Try to divide something like $x+1$ by $2x+1$. If it were a Euclidean Domain, you should be able to write $x+1=q(x)(2x+1) + r(x)$ where $r(x)$ has to have degree 0. You can see why this is not possible to do by looking at the coefficient on the $x$ term, since $2$ is not invertible in $\mathbb{Z}$

In $K[x]$ the reason things go nicely is because every non-zero element in $K$ is invertible ($K$ being a field). So we can have $$a(x)=b(x)q(x)+r(x) \qquad \text{ with } \qquad 0 \leq \text{deg}r(x) < \text{deg}b(x).$$

But one of the problems in executing this in $\mathbb{Z}[x]$ is that unless the polynomial is monic you may not have the degree inequality (which is one the requirements of Euclidean Norm function). For example. if you try to carry out division with $a(x)=x+1$ and $b(x)=2x$, then you cannot have the degree of the remainder less than $1$. Thereby it does not fulfill the required conditions of an Euclidean Domain.

Try perform a division with remainder between $X$ and $2$ in $\mathbb Z[X]$.

Suppose you have a Euclidean domain. I claim that any element $x$ with $\deg x = 0$ should be invertible. Indeed the claim of the division algorithm gives that I can write $1 = qx + r$ with $r = 0$ or $\deg r < \deg x$. The latter is impossible if the degree is $0$, so $r = 0$ and thus $qx = 1$, giving that it is a unit.

Thus the explicit obstruction is that there are integers with degree 0 that are not invertible in the polynomial ring.

In fact, let $R$ be an integral domain and consider the ring $R[x]$ with the degree function. Then if $R[x]$ were a Euclidean domain under the degree function, every $r \neq 0 \in R$ would be invertible in $R[x]$, but since $R$ is an integral domain it is easy to see this cannot happen without $r$ being invertible in $R$. So $R$ is a field.

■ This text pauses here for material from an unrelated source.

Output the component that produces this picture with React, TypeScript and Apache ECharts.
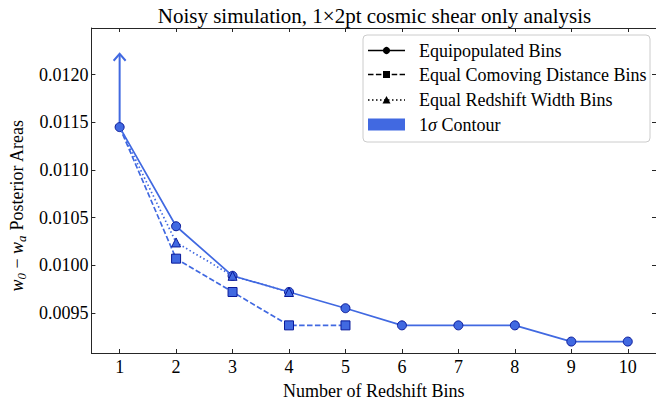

Take the two polynomial of $\mathbb{Z}[X]$, $P(X)=X^2+1$ and $Q(X)=2X$ and try to perform the division while keeping integer coefficients.

You can see the obstruction is coming from non invertible elements of the ring $\mathbb{Z}$

Hint $\$ An element $a\ne 0\,$ of $\,\rm\color{#c00}{minimal}\,$ Euclidean value is a unit, i.e. invertible (else $\,a\nmid b\,$ for some $\,b\,$ so $\,b\div a\,$ leaves remainder smaller than $\,a,\,$ contra minimality of $\,a).\,$ In particular, if the polynomial degree is a Euclidean function, then a nonzero element of $\,\rm\color{#c00}{degree\ 0}\,$ is a unit.

Remark $\$ This is a special case of the general argument that ideals are principal in Euclidean domains, i.e. any element $\neq 0\,$ of $\,I\,$ of least Euclidean value must divide every other element, else the remainder would be a smaller element of $I.$ Above is the special case $\,I = (1).$

Similar ideas can be used to prove that certain quadratic number rings are not Euclidean, e.g. see the use of a "universal side divisor" in the proof of Lenstra linked in this answer. One can obtain a deeper understanding of Euclidean domains from the excellent exposition by Hendrik Lenstra in Mathematical Intelligencer 1979/1980 (Euclidean Number Fields 1,2,3)

In a PID, any irreducible element generates a maximal ideal. In $\mathbf Z[X]$, both $2$ and $X$, say are irreducible, but they're no maximal, since: $$\mathbf Z[X]/2\mathbf Z[X]\simeq(\mathbf Z/2\mathbf Z)[X]\quad\text{and}\mathbf Z[X]/X\mathbf Z[X]\simeq\mathbf Z,$$ which are not fields.